===== DATA EXCERPTS

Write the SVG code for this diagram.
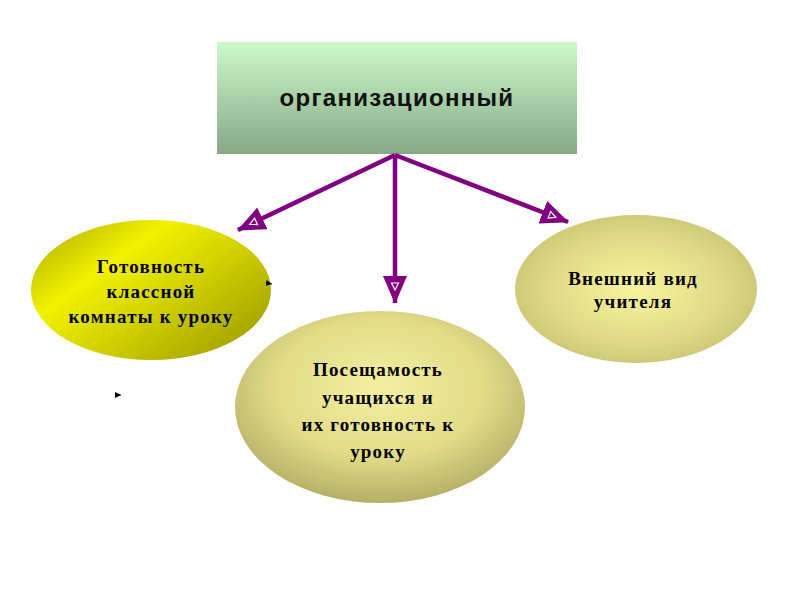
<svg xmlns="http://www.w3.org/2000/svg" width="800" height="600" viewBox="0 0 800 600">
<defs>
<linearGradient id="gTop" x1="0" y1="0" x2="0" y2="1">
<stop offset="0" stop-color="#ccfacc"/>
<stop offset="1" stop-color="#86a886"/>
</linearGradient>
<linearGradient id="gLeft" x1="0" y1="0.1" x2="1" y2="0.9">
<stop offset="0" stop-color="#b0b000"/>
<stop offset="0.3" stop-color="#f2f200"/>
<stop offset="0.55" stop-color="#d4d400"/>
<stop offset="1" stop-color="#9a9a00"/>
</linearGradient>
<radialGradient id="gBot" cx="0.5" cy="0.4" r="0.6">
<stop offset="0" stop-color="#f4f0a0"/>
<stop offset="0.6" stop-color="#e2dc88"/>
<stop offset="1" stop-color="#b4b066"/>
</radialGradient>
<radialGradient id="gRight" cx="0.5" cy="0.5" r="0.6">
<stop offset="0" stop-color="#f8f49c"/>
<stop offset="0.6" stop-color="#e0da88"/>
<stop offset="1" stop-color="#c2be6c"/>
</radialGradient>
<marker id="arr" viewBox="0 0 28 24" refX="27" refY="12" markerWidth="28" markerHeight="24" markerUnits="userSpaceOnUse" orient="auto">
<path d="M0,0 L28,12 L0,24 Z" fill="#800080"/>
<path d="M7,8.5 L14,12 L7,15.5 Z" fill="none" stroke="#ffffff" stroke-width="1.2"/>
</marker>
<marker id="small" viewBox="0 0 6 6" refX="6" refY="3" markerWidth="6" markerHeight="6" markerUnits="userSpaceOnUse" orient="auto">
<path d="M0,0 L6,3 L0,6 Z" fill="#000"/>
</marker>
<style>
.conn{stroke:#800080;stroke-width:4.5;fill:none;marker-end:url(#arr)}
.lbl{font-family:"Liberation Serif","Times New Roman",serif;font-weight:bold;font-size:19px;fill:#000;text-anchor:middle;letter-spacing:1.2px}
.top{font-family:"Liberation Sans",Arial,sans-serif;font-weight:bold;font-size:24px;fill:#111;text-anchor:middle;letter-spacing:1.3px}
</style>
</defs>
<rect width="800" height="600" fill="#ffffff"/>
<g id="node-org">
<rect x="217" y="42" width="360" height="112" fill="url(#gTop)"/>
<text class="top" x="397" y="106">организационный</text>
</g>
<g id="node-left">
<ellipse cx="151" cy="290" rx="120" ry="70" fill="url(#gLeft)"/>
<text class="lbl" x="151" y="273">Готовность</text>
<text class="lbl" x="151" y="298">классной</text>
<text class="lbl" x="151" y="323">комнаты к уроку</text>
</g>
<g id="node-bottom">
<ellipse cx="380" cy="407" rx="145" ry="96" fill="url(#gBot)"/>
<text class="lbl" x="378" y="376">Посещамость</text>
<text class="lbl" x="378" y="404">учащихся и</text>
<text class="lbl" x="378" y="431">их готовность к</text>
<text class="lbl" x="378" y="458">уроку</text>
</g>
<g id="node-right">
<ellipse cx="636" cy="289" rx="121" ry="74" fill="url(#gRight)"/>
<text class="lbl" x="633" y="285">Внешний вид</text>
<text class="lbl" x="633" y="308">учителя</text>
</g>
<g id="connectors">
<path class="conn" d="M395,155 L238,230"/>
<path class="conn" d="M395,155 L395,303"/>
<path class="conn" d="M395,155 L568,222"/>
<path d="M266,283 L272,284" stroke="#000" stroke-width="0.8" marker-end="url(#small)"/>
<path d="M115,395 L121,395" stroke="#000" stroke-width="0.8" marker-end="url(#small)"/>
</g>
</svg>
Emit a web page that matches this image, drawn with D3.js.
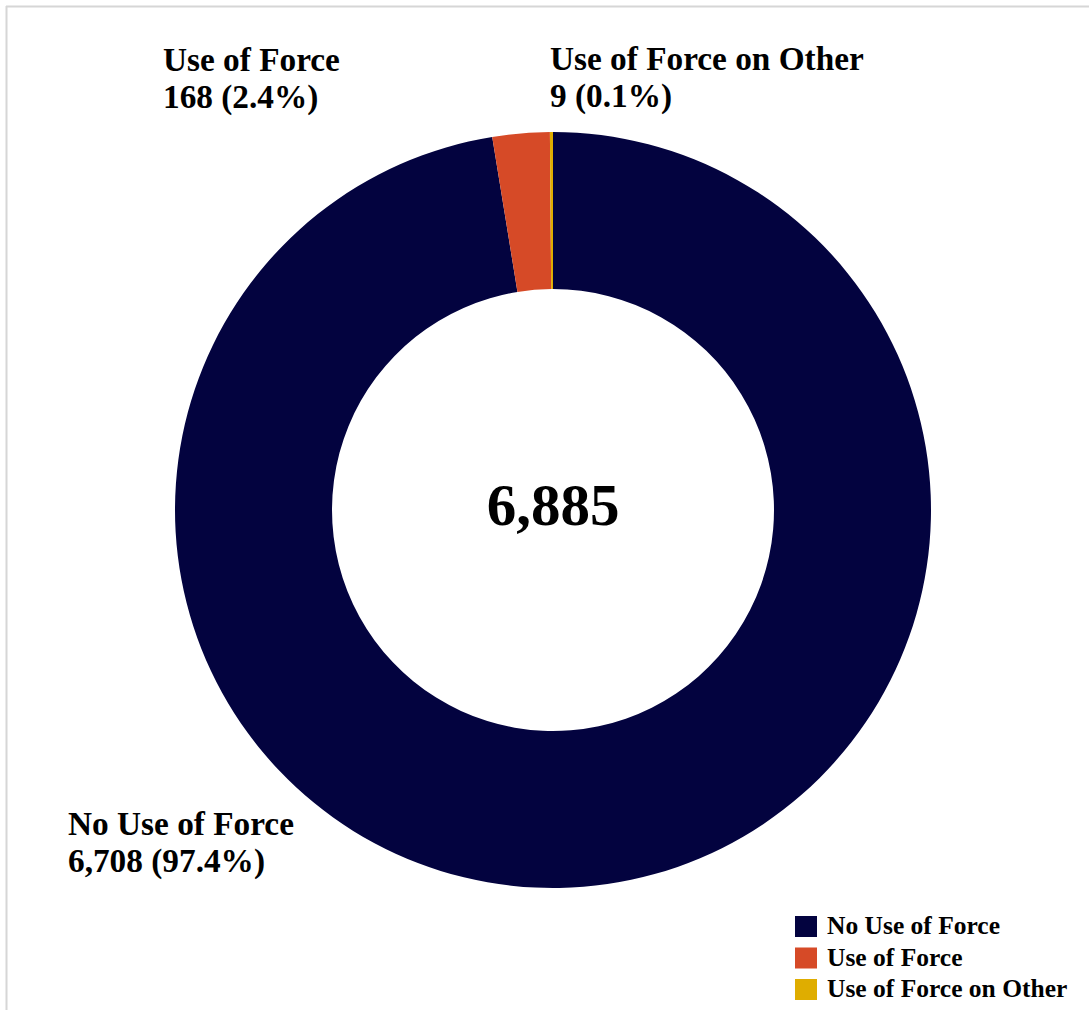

==========
===== DATA EXCERPTS

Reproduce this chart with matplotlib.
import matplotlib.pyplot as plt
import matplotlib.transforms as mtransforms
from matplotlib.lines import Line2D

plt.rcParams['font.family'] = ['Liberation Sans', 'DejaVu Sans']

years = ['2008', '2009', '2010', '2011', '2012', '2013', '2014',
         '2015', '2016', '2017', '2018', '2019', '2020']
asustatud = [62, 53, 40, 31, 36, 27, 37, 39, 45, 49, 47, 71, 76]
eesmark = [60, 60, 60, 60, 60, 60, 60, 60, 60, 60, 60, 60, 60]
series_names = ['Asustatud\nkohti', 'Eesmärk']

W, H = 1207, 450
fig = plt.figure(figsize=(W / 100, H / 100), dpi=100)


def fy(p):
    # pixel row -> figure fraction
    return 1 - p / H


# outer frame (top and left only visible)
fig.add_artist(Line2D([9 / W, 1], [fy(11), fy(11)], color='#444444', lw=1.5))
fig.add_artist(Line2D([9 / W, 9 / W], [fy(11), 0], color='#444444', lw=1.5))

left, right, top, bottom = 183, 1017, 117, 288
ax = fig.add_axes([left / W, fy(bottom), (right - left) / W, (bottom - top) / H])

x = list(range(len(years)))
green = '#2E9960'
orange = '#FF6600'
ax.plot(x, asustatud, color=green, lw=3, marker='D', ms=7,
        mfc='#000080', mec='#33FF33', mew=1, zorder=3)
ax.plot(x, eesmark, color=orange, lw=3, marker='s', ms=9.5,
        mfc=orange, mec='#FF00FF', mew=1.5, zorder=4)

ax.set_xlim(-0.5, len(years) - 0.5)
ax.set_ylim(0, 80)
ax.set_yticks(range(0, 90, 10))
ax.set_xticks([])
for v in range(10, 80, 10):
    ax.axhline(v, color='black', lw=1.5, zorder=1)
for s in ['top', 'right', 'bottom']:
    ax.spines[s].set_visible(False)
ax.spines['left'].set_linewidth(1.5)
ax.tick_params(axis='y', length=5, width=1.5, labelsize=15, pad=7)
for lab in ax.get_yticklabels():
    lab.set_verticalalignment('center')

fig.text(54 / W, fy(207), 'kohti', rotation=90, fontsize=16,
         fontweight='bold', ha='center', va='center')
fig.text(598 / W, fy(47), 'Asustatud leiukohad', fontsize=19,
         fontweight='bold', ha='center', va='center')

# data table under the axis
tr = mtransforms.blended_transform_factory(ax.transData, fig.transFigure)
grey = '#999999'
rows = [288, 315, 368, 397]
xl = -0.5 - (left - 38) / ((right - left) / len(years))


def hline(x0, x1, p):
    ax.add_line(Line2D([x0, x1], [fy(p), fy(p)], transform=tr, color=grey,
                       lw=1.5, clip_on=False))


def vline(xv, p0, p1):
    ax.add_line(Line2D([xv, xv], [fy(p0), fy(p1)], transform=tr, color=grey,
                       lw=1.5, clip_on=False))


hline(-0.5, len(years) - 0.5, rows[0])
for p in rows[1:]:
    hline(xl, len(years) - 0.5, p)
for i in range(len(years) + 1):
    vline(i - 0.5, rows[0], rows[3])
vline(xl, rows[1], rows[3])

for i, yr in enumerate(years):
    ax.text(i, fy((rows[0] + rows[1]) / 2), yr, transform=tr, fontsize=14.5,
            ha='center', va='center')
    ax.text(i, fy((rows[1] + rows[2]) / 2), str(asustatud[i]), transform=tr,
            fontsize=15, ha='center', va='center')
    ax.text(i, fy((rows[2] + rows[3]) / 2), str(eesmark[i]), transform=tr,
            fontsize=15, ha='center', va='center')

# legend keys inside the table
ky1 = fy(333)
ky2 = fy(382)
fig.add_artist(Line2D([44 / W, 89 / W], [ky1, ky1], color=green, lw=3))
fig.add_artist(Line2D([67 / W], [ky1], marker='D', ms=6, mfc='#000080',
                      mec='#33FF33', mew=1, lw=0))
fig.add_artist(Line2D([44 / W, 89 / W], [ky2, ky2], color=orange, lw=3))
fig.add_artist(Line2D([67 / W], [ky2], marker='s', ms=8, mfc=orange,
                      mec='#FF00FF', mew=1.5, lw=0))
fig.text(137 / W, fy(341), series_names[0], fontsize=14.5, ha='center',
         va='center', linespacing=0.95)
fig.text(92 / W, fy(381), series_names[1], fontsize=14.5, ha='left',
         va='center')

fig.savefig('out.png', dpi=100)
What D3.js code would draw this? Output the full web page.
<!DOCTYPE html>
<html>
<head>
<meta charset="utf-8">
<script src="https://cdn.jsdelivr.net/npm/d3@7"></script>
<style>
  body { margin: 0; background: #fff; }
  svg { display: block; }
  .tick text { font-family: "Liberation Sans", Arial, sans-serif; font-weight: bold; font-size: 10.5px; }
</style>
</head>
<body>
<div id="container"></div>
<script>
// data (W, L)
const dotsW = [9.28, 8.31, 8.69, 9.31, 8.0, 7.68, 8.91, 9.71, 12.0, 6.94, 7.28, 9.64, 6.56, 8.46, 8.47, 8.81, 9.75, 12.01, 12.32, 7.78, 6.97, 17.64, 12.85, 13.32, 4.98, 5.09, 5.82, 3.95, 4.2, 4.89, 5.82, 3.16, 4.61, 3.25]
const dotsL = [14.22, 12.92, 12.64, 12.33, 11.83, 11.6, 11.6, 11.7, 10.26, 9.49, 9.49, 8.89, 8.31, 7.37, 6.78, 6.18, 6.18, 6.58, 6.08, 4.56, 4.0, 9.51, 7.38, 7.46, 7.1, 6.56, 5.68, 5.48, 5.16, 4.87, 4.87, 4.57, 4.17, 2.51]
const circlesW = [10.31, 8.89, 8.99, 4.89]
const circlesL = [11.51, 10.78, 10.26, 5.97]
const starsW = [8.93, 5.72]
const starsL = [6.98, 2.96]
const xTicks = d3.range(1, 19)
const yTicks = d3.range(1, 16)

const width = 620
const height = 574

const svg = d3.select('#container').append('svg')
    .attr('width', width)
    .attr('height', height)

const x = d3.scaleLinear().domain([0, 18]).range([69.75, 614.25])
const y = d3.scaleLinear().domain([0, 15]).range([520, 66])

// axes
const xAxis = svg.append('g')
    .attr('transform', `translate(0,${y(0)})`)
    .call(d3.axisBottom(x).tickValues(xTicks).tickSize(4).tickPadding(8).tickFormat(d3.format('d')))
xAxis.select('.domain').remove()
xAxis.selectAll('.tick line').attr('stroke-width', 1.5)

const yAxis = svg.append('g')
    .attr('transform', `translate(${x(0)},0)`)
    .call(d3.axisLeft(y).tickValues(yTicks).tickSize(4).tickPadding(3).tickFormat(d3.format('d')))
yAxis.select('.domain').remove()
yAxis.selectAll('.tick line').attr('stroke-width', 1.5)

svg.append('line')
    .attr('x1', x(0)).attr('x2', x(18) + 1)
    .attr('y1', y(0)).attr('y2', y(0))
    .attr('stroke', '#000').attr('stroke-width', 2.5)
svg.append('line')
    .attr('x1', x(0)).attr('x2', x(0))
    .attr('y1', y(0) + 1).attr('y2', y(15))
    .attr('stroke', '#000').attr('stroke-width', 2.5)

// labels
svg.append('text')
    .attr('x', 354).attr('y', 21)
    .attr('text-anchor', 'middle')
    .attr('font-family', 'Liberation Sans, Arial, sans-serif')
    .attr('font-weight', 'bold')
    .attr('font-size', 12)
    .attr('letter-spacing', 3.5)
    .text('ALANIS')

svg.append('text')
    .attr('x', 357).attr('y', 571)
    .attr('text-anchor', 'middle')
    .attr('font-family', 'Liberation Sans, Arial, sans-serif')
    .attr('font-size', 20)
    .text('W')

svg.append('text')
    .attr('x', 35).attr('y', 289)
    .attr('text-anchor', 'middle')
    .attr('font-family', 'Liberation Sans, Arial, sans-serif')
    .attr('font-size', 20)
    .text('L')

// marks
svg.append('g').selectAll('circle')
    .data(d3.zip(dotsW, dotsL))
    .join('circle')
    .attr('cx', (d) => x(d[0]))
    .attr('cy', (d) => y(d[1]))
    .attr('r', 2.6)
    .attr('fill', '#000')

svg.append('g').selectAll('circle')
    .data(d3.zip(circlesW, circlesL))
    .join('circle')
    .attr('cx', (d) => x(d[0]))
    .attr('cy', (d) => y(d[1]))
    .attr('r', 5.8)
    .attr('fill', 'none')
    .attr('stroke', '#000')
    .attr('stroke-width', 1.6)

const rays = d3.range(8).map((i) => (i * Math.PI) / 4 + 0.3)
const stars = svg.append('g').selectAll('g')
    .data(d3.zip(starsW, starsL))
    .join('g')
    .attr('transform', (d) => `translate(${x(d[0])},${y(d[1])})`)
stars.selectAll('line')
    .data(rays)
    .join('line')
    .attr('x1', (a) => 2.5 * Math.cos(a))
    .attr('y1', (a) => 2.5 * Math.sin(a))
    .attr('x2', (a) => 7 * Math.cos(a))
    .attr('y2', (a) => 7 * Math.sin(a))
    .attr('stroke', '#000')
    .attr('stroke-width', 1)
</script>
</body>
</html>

==========

State how many lines of the entries above include the word "this", offering no text other than the number.

4